I tried the self amalgamating tape. I cut strips of it and pressed them over the wires with my fingers so they make a tight seal. I also wrapped it around some nuts.
Basically it was total fail, the tape that was like wrapped uber tight on the nuts kinda stayed on, but it came off all the tiny wires. The stuff in the varnish makes it loose its seal/integrity. There was still some bleed through on the nuts/standoffs. Its like not easy to do right. the geometry of these objects is shit.
If there was like a small bakalite board that stuck out alot with the terminals, like that potentiometer I figure maybe it could have worked. But this transformer had just fragile wires that were PCB soldered... so it won't work for that.
SO what you need to do is to get 2 q-tips, after its varnished and air dried but not baked, dab them in paint remover solvent, then wipe it off by grabbing the wire and pulling on it gently, and you can also put 1-q-tip behind the wire, and take the other q-tip and twirl it while pressed into the wire to get the partially cured varnish off.
These HP things only have like 3mm of protrusion for the solder points on top (for the mains, not the low voltage direct wire2pcb), and it came off there.
Most of these solderable elements are not just robust enough to properly wrap in self amalgamating tape. I can try kapton on the next one......... I got one more.......

I am thinking candle wax though. Fucking pain in the ass.

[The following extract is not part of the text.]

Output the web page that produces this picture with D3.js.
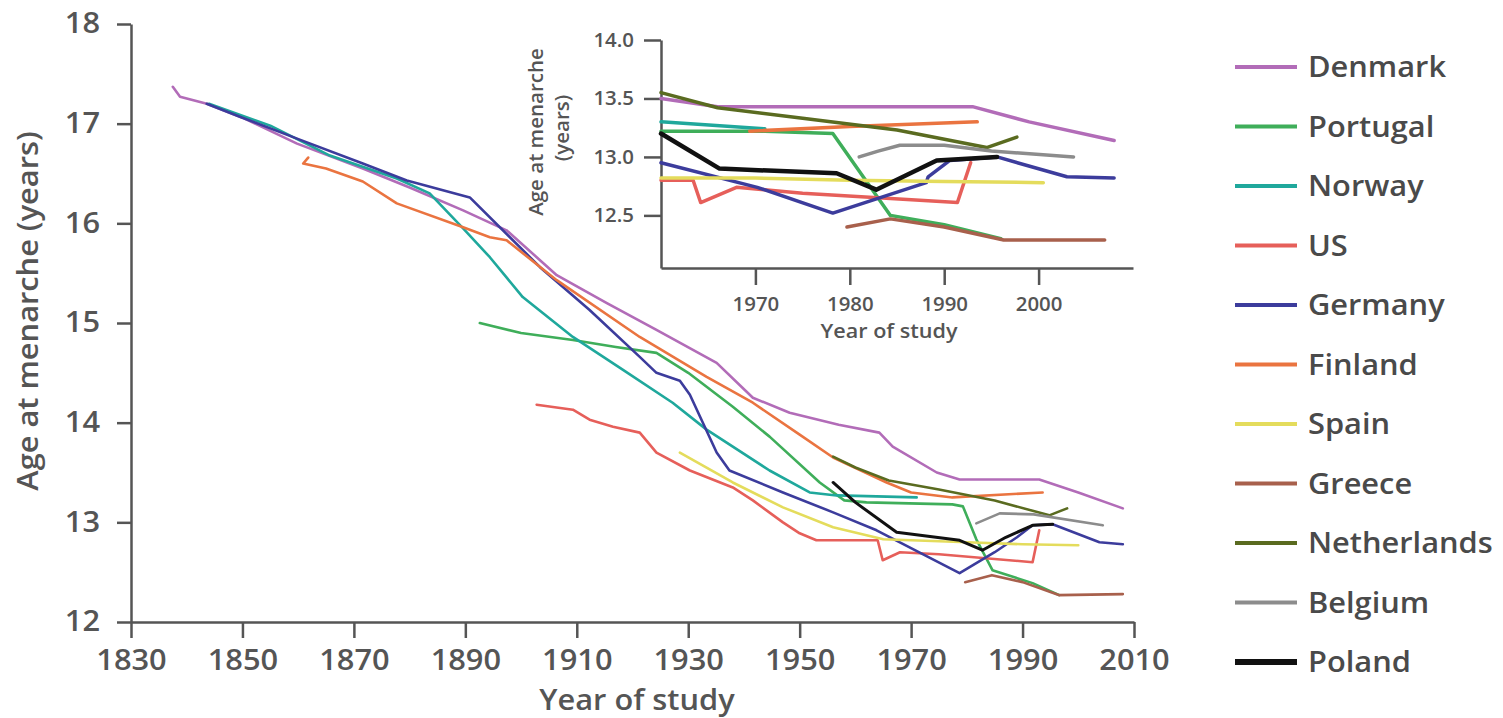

The varnish was first dilluted with a little bit of ethyl acetate a few months ago when I was in a bind, then before use I shook it with the proper MG Chemicals thinner, which kind of smells like acetate, before use, and did a vacuum degas with pressure adjusted to prevent the varnish from boiling (adjusted the needle and vacuum flow valve to 24mmhg or so, I can keep a fairly stable pressure with the proper valves on the rotary vane pump), I use 1x needle for bleed at the pump intake, 1x needle for the vacuum chamber intake and a wider bore multi turn valve between the vacuum chamber and the vacuum hose, and I fit that with some 20um or something stainless filter block at the chamber intake, I can trim pressure nicely but the needle valve is a bit low flow so you need to adjust the choke valve, which limits flow quite a bit.. but it operates OK in the "getting rid of bubbles without boiling solvents range'.